**WRITTEN EXERCISE**
In the entries below, which lines run from the one containing "Clone this chart in Plotly." to the one containing "1356000, 1427000, 1501659]"? Copy exactly those lines, ends included, and no others.
=== RECORDS SHOWN ===
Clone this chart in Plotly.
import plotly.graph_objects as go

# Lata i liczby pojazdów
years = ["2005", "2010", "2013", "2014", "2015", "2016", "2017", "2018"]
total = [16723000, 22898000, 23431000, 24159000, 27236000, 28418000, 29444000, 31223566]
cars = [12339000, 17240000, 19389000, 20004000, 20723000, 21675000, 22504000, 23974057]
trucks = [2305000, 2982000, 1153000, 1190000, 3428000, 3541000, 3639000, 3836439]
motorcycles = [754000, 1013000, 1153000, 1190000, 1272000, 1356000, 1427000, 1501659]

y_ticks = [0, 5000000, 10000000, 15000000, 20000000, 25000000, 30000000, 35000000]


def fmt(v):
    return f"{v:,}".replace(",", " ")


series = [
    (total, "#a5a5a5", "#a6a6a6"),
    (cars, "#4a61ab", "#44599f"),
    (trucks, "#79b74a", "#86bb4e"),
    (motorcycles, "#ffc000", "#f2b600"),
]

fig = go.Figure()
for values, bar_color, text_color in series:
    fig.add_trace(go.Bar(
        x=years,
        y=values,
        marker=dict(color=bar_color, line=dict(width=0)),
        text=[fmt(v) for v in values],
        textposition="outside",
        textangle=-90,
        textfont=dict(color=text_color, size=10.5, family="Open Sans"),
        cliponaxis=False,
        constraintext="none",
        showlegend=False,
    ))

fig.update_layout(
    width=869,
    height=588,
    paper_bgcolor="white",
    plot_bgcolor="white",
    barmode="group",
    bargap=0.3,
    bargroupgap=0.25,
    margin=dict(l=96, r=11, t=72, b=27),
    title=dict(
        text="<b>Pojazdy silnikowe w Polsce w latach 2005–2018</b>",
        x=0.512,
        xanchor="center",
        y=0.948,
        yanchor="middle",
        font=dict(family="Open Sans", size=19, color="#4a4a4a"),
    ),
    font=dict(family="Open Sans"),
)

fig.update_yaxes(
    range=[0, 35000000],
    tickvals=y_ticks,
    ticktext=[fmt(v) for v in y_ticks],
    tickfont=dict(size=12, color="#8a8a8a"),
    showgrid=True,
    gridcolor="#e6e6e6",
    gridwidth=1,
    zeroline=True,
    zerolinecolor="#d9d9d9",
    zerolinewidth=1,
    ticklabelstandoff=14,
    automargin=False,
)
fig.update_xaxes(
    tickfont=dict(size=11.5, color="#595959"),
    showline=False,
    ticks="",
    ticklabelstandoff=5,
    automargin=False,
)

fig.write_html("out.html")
===
=== RECORDS SHOWN ===
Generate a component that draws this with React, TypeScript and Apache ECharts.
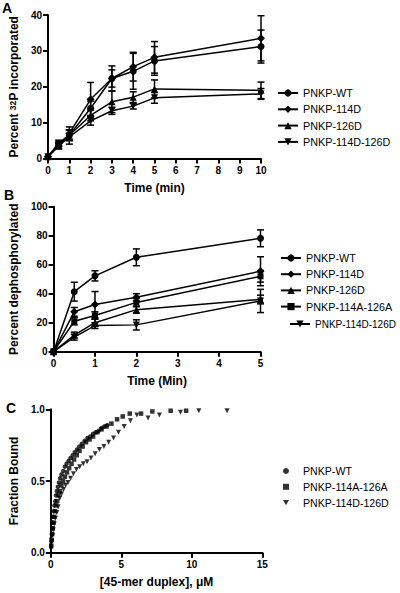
===
**TASK OUTPUT**
Clone this chart in Plotly.
import plotly.graph_objects as go

# Lata i liczby pojazdów
years = ["2005", "2010", "2013", "2014", "2015", "2016", "2017", "2018"]
total = [16723000, 22898000, 23431000, 24159000, 27236000, 28418000, 29444000, 31223566]
cars = [12339000, 17240000, 19389000, 20004000, 20723000, 21675000, 22504000, 23974057]
trucks = [2305000, 2982000, 1153000, 1190000, 3428000, 3541000, 3639000, 3836439]
motorcycles = [754000, 1013000, 1153000, 1190000, 1272000, 1356000, 1427000, 1501659]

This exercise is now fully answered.